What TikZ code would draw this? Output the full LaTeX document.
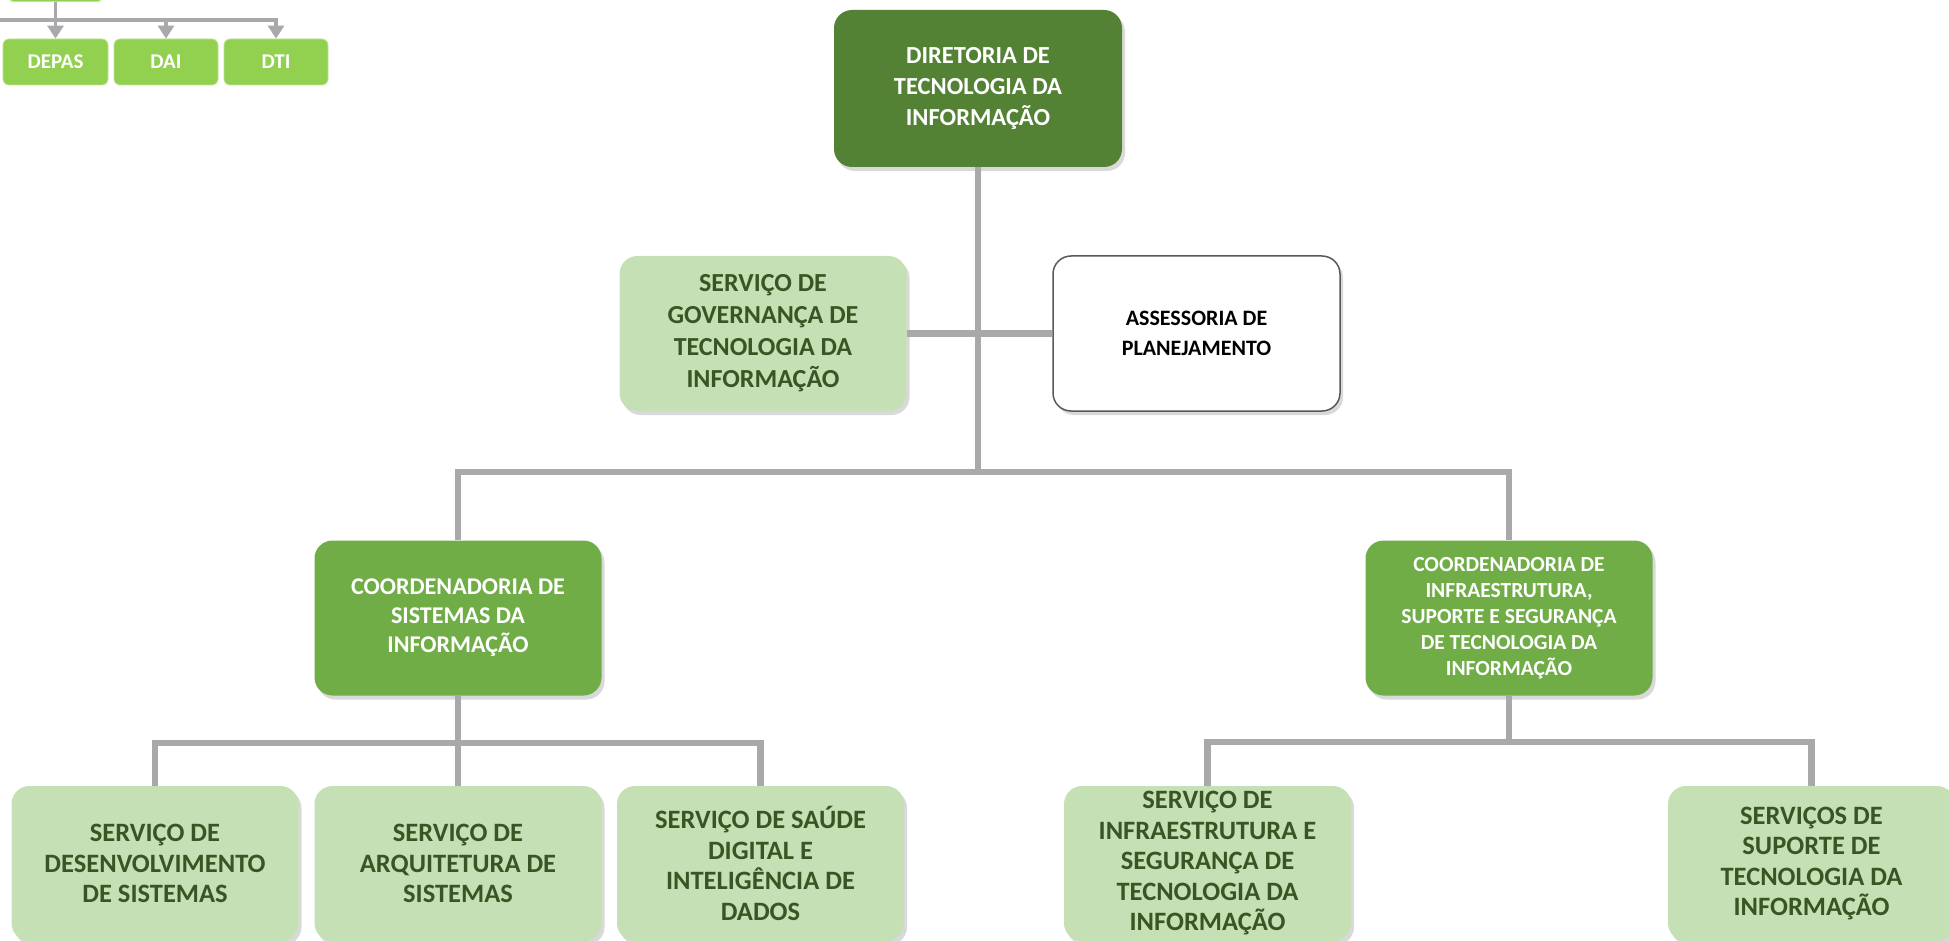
\documentclass[tikz,border=0pt]{standalone}
\usepackage{fontspec}
\setmainfont{Carlito}
\usetikzlibrary{arrows.meta,shadows}

\definecolor{dirgreen}{HTML}{548235}
\definecolor{coordgreen}{HTML}{70AD47}
\definecolor{servgreen}{HTML}{C5E0B4}
\definecolor{servtext}{HTML}{375623}
\definecolor{minigreen}{HTML}{92D050}
\definecolor{linegray}{HTML}{A9A8AA}
\definecolor{asborder}{HTML}{595959}

\tikzset{
  orgbox/.style={rounded corners=18pt, minimum width=287pt, minimum height=155pt,
    align=center, inner sep=2pt,
    drop shadow={shadow xshift=3pt, shadow yshift=-4pt, opacity=0.3}},
  dirbox/.style={orgbox, fill=dirgreen, text=white, font=\bfseries\fontsize{24.5}{31}\selectfont},
  coordbox/.style={orgbox, fill=coordgreen, text=white},
  servbox/.style={orgbox, fill=servgreen, text=servtext, font=\bfseries\fontsize{26.5}{30.5}\selectfont},
  asbox/.style={orgbox, fill=white, draw=asborder, line width=1.5pt, font=\bfseries\fontsize{22}{30}\selectfont},
  minibox/.style={rounded corners=6pt, fill=minigreen, draw=minigreen!60!white, line width=0.8pt,
    text=white, minimum width=104pt, minimum height=46pt, font=\bfseries\fontsize{21}{24}\selectfont},
  orgline/.style={draw=linegray, line width=6.5pt},
  miniline/.style={draw=linegray, line width=3.5pt},
  miniarrow/.style={miniline, -{Triangle[width=16pt,length=13pt]}}
}

\begin{document}
\begin{tikzpicture}[x=1pt,y=-1pt]
\useasboundingbox (0,0) rectangle (1949,941);
\clip (0,0) rectangle (1949,941);

\node[minibox, minimum width=95pt, minimum height=40pt] (mtop) at (55.5,-18.5) {};
\node[minibox, minimum width=105pt] (depas) at (55.5,62) {DEPAS};
\node[minibox] (dai) at (166,62) {DAI};
\node[minibox] (dti) at (276,62) {DTI};
\coordinate (mbus) at (55.5,20);
\coordinate (mleft) at (-20,20);
\draw[miniline] (mleft) -- (mbus);
\draw[miniarrow] (mtop) -- (depas);
\draw[miniarrow] (mbus) -| (dai);
\draw[miniarrow] (mbus) -| (dti);

\node[dirbox, minimum width=288pt, minimum height=157pt] (dir) at (978,88.5)
{DIRETORIA DE\\TECNOLOGIA DA\\INFORMAÇÃO};
\node[servbox, font=\bfseries\fontsize{26}{32}\selectfont] (gov) at (763,333.5)
{SERVIÇO DE\\GOVERNANÇA DE\\TECNOLOGIA DA\\INFORMAÇÃO};
\node[asbox] (ase) at (1196.5,333.5)
{ASSESSORIA DE\\PLANEJAMENTO};
\node[coordbox, font=\bfseries\fontsize{24}{29}\selectfont] (csis) at (458,618)
{COORDENADORIA DE\\SISTEMAS DA\\INFORMAÇÃO};
\node[coordbox, font=\bfseries\fontsize{21.5}{26}\selectfont] (cinf) at (1509,618)
{COORDENADORIA DE\\INFRAESTRUTURA,\\SUPORTE E SEGURANÇA\\DE TECNOLOGIA DA\\INFORMAÇÃO};

\node[servbox] (sdev) at (155,863.5) {SERVIÇO DE\\DESENVOLVIMENTO\\DE SISTEMAS};
\node[servbox] (sarq) at (458,863.5) {SERVIÇO DE\\ARQUITETURA DE\\SISTEMAS};
\node[servbox] (ssau) at (760.5,863.5) {SERVIÇO DE SAÚDE\\DIGITAL E\\INTELIGÊNCIA DE\\DADOS};
\node[servbox] (sinf) at (1207.5,863.5) {SERVIÇO DE\\INFRAESTRUTURA E\\SEGURANÇA DE\\TECNOLOGIA DA\\INFORMAÇÃO};
\node[servbox] (ssup) at (1811.5,863.5) {SERVIÇOS DE\\SUPORTE DE\\TECNOLOGIA DA\\INFORMAÇÃO};

\coordinate (bus) at (978,472);
\coordinate (sisbus) at (458,743);
\coordinate (infbus) at (1509,742);
\draw[orgline] (dir) -- (bus);
\draw[orgline] (gov) -- (ase);
\draw[orgline] (bus) -| (csis);
\draw[orgline] (bus) -| (cinf);
\draw[orgline] (csis) -- (sisbus);
\draw[orgline] (sisbus) -| (sdev);
\draw[orgline] (sisbus) -- (sarq);
\draw[orgline] (sisbus) -| (ssau);
\draw[orgline] (cinf) -- (infbus);
\draw[orgline] (infbus) -| (sinf);
\draw[orgline] (infbus) -| (ssup);
\end{tikzpicture}
\end{document}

**Exercise:**
From the material above, copy everything exactly but the pictures.

**Task solution:**
What TikZ code would draw this? Output the full LaTeX document.
\documentclass[tikz,border=0pt]{standalone}
\usepackage{fontspec}
\setmainfont{Carlito}
\usetikzlibrary{arrows.meta,shadows}

\definecolor{dirgreen}{HTML}{548235}
\definecolor{coordgreen}{HTML}{70AD47}
\definecolor{servgreen}{HTML}{C5E0B4}
\definecolor{servtext}{HTML}{375623}
\definecolor{minigreen}{HTML}{92D050}
\definecolor{linegray}{HTML}{A9A8AA}
\definecolor{asborder}{HTML}{595959}

\tikzset{
  orgbox/.style={rounded corners=18pt, minimum width=287pt, minimum height=155pt,
    align=center, inner sep=2pt,
    drop shadow={shadow xshift=3pt, shadow yshift=-4pt, opacity=0.3}},
  dirbox/.style={orgbox, fill=dirgreen, text=white, font=\bfseries\fontsize{24.5}{31}\selectfont},
  coordbox/.style={orgbox, fill=coordgreen, text=white},
  servbox/.style={orgbox, fill=servgreen, text=servtext, font=\bfseries\fontsize{26.5}{30.5}\selectfont},
  asbox/.style={orgbox, fill=white, draw=asborder, line width=1.5pt, font=\bfseries\fontsize{22}{30}\selectfont},
  minibox/.style={rounded corners=6pt, fill=minigreen, draw=minigreen!60!white, line width=0.8pt,
    text=white, minimum width=104pt, minimum height=46pt, font=\bfseries\fontsize{21}{24}\selectfont},
  orgline/.style={draw=linegray, line width=6.5pt},
  miniline/.style={draw=linegray, line width=3.5pt},
  miniarrow/.style={miniline, -{Triangle[width=16pt,length=13pt]}}
}

\begin{document}
\begin{tikzpicture}[x=1pt,y=-1pt]
\useasboundingbox (0,0) rectangle (1949,941);
\clip (0,0) rectangle (1949,941);

\node[minibox, minimum width=95pt, minimum height=40pt] (mtop) at (55.5,-18.5) {};
\node[minibox, minimum width=105pt] (depas) at (55.5,62) {DEPAS};
\node[minibox] (dai) at (166,62) {DAI};
\node[minibox] (dti) at (276,62) {DTI};
\coordinate (mbus) at (55.5,20);
\coordinate (mleft) at (-20,20);
\draw[miniline] (mleft) -- (mbus);
\draw[miniarrow] (mtop) -- (depas);
\draw[miniarrow] (mbus) -| (dai);
\draw[miniarrow] (mbus) -| (dti);

\node[dirbox, minimum width=288pt, minimum height=157pt] (dir) at (978,88.5)
{DIRETORIA DE\\TECNOLOGIA DA\\INFORMAÇÃO};
\node[servbox, font=\bfseries\fontsize{26}{32}\selectfont] (gov) at (763,333.5)
{SERVIÇO DE\\GOVERNANÇA DE\\TECNOLOGIA DA\\INFORMAÇÃO};
\node[asbox] (ase) at (1196.5,333.5)
{ASSESSORIA DE\\PLANEJAMENTO};
\node[coordbox, font=\bfseries\fontsize{24}{29}\selectfont] (csis) at (458,618)
{COORDENADORIA DE\\SISTEMAS DA\\INFORMAÇÃO};
\node[coordbox, font=\bfseries\fontsize{21.5}{26}\selectfont] (cinf) at (1509,618)
{COORDENADORIA DE\\INFRAESTRUTURA,\\SUPORTE E SEGURANÇA\\DE TECNOLOGIA DA\\INFORMAÇÃO};

\node[servbox] (sdev) at (155,863.5) {SERVIÇO DE\\DESENVOLVIMENTO\\DE SISTEMAS};
\node[servbox] (sarq) at (458,863.5) {SERVIÇO DE\\ARQUITETURA DE\\SISTEMAS};
\node[servbox] (ssau) at (760.5,863.5) {SERVIÇO DE SAÚDE\\DIGITAL E\\INTELIGÊNCIA DE\\DADOS};
\node[servbox] (sinf) at (1207.5,863.5) {SERVIÇO DE\\INFRAESTRUTURA E\\SEGURANÇA DE\\TECNOLOGIA DA\\INFORMAÇÃO};
\node[servbox] (ssup) at (1811.5,863.5) {SERVIÇOS DE\\SUPORTE DE\\TECNOLOGIA DA\\INFORMAÇÃO};

\coordinate (bus) at (978,472);
\coordinate (sisbus) at (458,743);
\coordinate (infbus) at (1509,742);
\draw[orgline] (dir) -- (bus);
\draw[orgline] (gov) -- (ase);
\draw[orgline] (bus) -| (csis);
\draw[orgline] (bus) -| (cinf);
\draw[orgline] (csis) -- (sisbus);
\draw[orgline] (sisbus) -| (sdev);
\draw[orgline] (sisbus) -- (sarq);
\draw[orgline] (sisbus) -| (ssau);
\draw[orgline] (cinf) -- (infbus);
\draw[orgline] (infbus) -| (sinf);
\draw[orgline] (infbus) -| (ssup);
\end{tikzpicture}
\end{document}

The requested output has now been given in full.